Será necessário regressar aos tempos de Nixon e do “Watergate” para se encontrar um tempo em que um presidente norte-americano surja, aos olhos públicos, tão acossado politicamente. O ambiente que, menos de três anos passados sobre a sua tomada de posse, rodeia Donald Trump é marcado por uma crispação quase sem precedentes, com impacto na malha parlamentar, onde quase se não vislumbra uma réstia de compromisso institucional entre as bancadas.
É justo dizer-se que, antecedendo a sua posse, estava já criada a ideia de que uma figura como Donald Trump se iria tornar numa personagem política controversa. O multimilionário palavroso e fanfarrão cedo deixou claro que não estava disposto a ficar aculturado pelo sistema e que, pelo contrário, era o próprio modelo de presidência que tinha de se adaptar a ele. E, nesse domínio, não desiludiu as expetativas.
Trump é um presidente que fez a deliberada opção de governar sob permanente tensão. Cortando, com os seus constantes “tweets”, a dependência dos meios de comunicação tradicional, colando estes a uma leitura da realidade que apelidou de “notícias falsas”, Trump cria, a toda a hora, a sua própria verdade e espalha, com a maior impunidade, falsidades que, na boca de qualquer outro político, seriam o caminho para o imediato descrédito. Trump tem com ele um eleitorado potencial que está pouco preocupado com a descolagem da verdade que o presidente projeta e, muito mais, que vive confortado com a certeza de que ele continuará a ser a barreira segura contra os receios que povoam o seu quotidiano.

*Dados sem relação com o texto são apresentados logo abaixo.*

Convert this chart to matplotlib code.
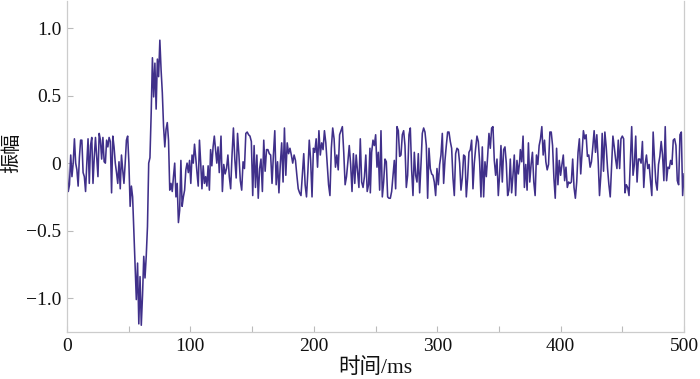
import numpy as np
import matplotlib
matplotlib.use("Agg")
import matplotlib.pyplot as plt
from matplotlib.ticker import MultipleLocator

plt.rcParams['font.family'] = ['Liberation Serif', 'Noto Sans CJK SC']
plt.rcParams['axes.unicode_minus'] = True

# 振幅读数（约 1 ms 一个采样点），分四段读取
amp_0_123 = [
    0.02, -0.21, -0.16, 0.06, -0.10, 0.00, 0.18, 0.00, -0.05, -0.17,
    0.04, 0.17, 0.17, -0.07, -0.10, -0.21, 0.00, 0.18, -0.15, 0.13,
    0.19, -0.15, 0.04, 0.19, 0.04, -0.10, 0.22, 0.17, 0.03, 0.19,
    0.01, 0.00, 0.17, 0.12, 0.19, 0.16, -0.22, 0.20, 0.12, 0.00,
    -0.07, -0.15, 0.01, -0.19, 0.06, -0.05, -0.15, 0.00, 0.17, 0.20,
    0.00, -0.32, -0.17, -0.25, -0.50, -0.74, -1.01, -0.74, -1.19, -0.84,
    -1.20, -0.98, -0.69, -0.85, -0.69, -0.47, 0.00, 0.04, 0.37, 0.78,
    0.49, 0.74, 0.40, 0.77, 0.64, 0.91, 0.69, 0.52, 0.27, 0.12,
    0.25, 0.30, 0.17, -0.20, -0.15, -0.21, -0.10, 0.00, -0.25, -0.15,
    -0.44, -0.35, 0.02, -0.32, -0.25, -0.20, -0.05, 0.00, -0.07, 0.02,
    -0.15, 0.06, 0.00, 0.14, 0.04, -0.07, -0.17, 0.17, 0.00, -0.19,
    -0.02, -0.15, -0.10, -0.17, -0.02, -0.20, 0.10, -0.02, 0.12, 0.20,
    0.10, 0.00, 0.12, -0.07,
]
amp_123_245 = [
    0.20, -0.21, -0.01, -0.08, -0.04, 0.06, -0.10, -0.19, 0.06, 0.26,
    0.03, -0.11, 0.22, 0.06, -0.13, -0.20, 0.01, -0.04, 0.22, 0.23,
    0.21, 0.20, 0.16, -0.24, 0.13, -0.18, 0.06, -0.26, -0.04, 0.03,
    -0.21, 0.17, -0.06, 0.10, 0.10, 0.07, 0.06, -0.15, 0.06, 0.24,
    -0.16, 0.01, -0.22, -0.01, 0.15, -0.14, 0.26, -0.09, 0.15, 0.07,
    0.11, 0.06, 0.00, 0.06, 0.02, -0.09, -0.19, -0.22, -0.24, -0.09,
    0.07, -0.16, -0.25, -0.06, 0.17, 0.02, -0.25, 0.11, 0.08, 0.18,
    -0.03, 0.24, 0.06, 0.15, 0.10, 0.24, 0.15, -0.01, -0.16, -0.24,
    0.11, 0.26, 0.18, -0.03, 0.06, -0.05, 0.21, 0.24, 0.27, 0.08,
    -0.16, -0.10, 0.01, 0.13, -0.01, -0.21, 0.07, -0.15, 0.06, -0.06,
    -0.18, 0.18, -0.14, -0.18, -0.10, 0.06, -0.21, -0.16, 0.11,
]
amp_245_367 = [
    -0.22, 0.08, 0.17, 0.13, 0.21, -0.03, 0.08, -0.20, 0.24, -0.25,
    -0.14, 0.03, 0.01, -0.25, -0.26, -0.26, -0.21, -0.09, 0.02, -0.19,
    0.27, 0.24, 0.05, 0.06, 0.21, 0.24, 0.13, -0.18, -0.09, 0.21,
    0.26, -0.05, -0.24, 0.08, -0.09, -0.14, 0.07, -0.22, -0.01, 0.22,
    0.26, 0.23, 0.13, -0.26, 0.11, -0.04, -0.08, -0.09, -0.14, -0.24,
    -0.04, -0.16, -0.01, 0.06, 0.22, -0.15, 0.02, 0.13, 0.23, 0.23,
    0.16, 0.11, -0.11, -0.24, 0.07, 0.11, 0.10, 0.00, -0.20, -0.11,
    0.06, 0.05, -0.25, -0.11, 0.08, 0.10, 0.17, -0.19, 0.00, 0.11,
    0.20, 0.16, 0.01, -0.25, 0.12, -0.25, 0.01, -0.10, 0.05, 0.22,
    0.11, 0.26, 0.27, 0.02, -0.09, 0.03, -0.24, -0.08, 0.13, -0.14,
    0.10, 0.12, 0.00, -0.24, -0.20, 0.03, -0.22, -0.09, 0.06, -0.24,
    0.02, -0.08, 0.01,
]
amp_367_500 = [
    0.10, 0.01, 0.20, -0.18, -0.01, -0.20, 0.15, -0.14, -0.01, 0.08,
    -0.14, -0.24, 0.06, -0.01, 0.13, 0.18, 0.27, 0.06, 0.17, 0.01,
    -0.05, -0.01, 0.23, 0.23, 0.13, -0.11, -0.26, 0.11, -0.16, 0.02,
    -0.09, -0.01, 0.06, -0.13, -0.03, -0.18, -0.14, -0.15, -0.14, 0.03,
    -0.18, -0.26, -0.14, 0.08, 0.18, -0.08, 0.08, 0.24, 0.18, 0.21,
    0.05, 0.06, -0.03, 0.01, 0.12, 0.24, 0.08, 0.21, 0.02, -0.24,
    -0.09, 0.22, -0.06, 0.23, 0.12, -0.04, -0.16, -0.25, -0.03, 0.20,
    0.12, 0.03, -0.04, 0.17, -0.04, 0.18, 0.20, 0.18, -0.22, -0.16,
    -0.18, -0.24, 0.01, 0.27, -0.09, -0.01, 0.20, -0.14, 0.03, 0.03,
    0.00, 0.16, -0.18, -0.01, 0.06, -0.04, -0.01, -0.13, -0.24, 0.23,
    0.03, -0.14, -0.20, -0.01, 0.05, 0.16, 0.06, -0.13, 0.27, -0.13,
    -0.03, -0.04, 0.02, -0.01, 0.17, 0.18, 0.13, -0.13, -0.16, 0.21,
    0.23, -0.24, -0.08,
]
# 每段的起止时间 (ms)
segment_times = [(0.0, 123.4), (124.8, 245.5), (245.8, 366.8), (367.4, 500.0)]

segments = [amp_0_123, amp_123_245, amp_245_367, amp_367_500]
t = np.concatenate([np.linspace(a, b, len(s)) for (a, b), s in zip(segment_times, segments)])
amp = np.concatenate([np.array(s) for s in segments])

x_ticks = [0, 100, 200, 300, 400, 500]
y_ticks = [-1.0, -0.5, 0, 0.5, 1.0]
y_tick_labels = ['\u22121.0', '\u22120.5', '0', '0.5', '1.0']

fig = plt.figure(figsize=(7, 3.79), dpi=100)
ax = fig.add_axes([67 / 700, 47 / 379, (684 - 67) / 700, (332 - 1) / 379])

ax.plot(t, amp, color='#40308a', linewidth=1.15)

ax.set_xlim(0, 500)
ax.set_ylim(-1.25, 1.2)
ax.set_xticks(x_ticks)
ax.xaxis.set_minor_locator(MultipleLocator(50))
ax.set_yticks(y_ticks)
ax.set_yticklabels(y_tick_labels)

for side in ['left', 'bottom', 'right']:
    ax.spines[side].set_color('#cccccc')
    ax.spines[side].set_linewidth(0.9)
ax.spines['top'].set_visible(False)

ax.tick_params(axis='both', which='both', direction='in', color='#bbbbbb',
               labelsize=14, labelcolor='#111111')
ax.tick_params(axis='both', which='major', length=4, width=0.8, pad=4)
ax.tick_params(axis='x', which='minor', length=4, width=0.8)

ax.set_xlabel('时间/ms', fontsize=15.5, color='#111111')
ax.set_ylabel('振幅', fontsize=14.5, color='#111111')
ax.xaxis.set_label_coords(0.5, -0.08)
ax.yaxis.set_label_coords(-0.072, 0.54)

fig.savefig('out.png', dpi=100)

Quando, há dias, o presidente decidiu abandonar à sua (má) sorte os curdos, que tinham ajudado os EUA a travar os demónios do extremismo islâmico, que havia sido uma óbvia resultante longínqua da aventura iraquiana de Bush filho, Trump nem por um segundo pensou no cinismo do gesto. Refletiu, isso sim, que isso responde a uma opinião pública interna que vive um tempo de tropismo isolacionista. Trump sabe que, ao fazer regressar ”our boys”, satisfaz um eleitorado que o elegeu também para isso. E que, também por isso, talvez o volte a escolher.
Mas a América não foi sempre assim?, perguntarão alguns realistas. Talvez, mas, antes, tinha algum cuidado em disfarçar. Trump é a cara descarada da vergonha perdida de uma América egoísta e autocentrada que, pelo menos com ele, está rapidamente a desperdiçar a autoridade moral que lhe assegurava a liderança de um mundo que, também graças a ela no passado, podia chamar-se a si próprio de livre.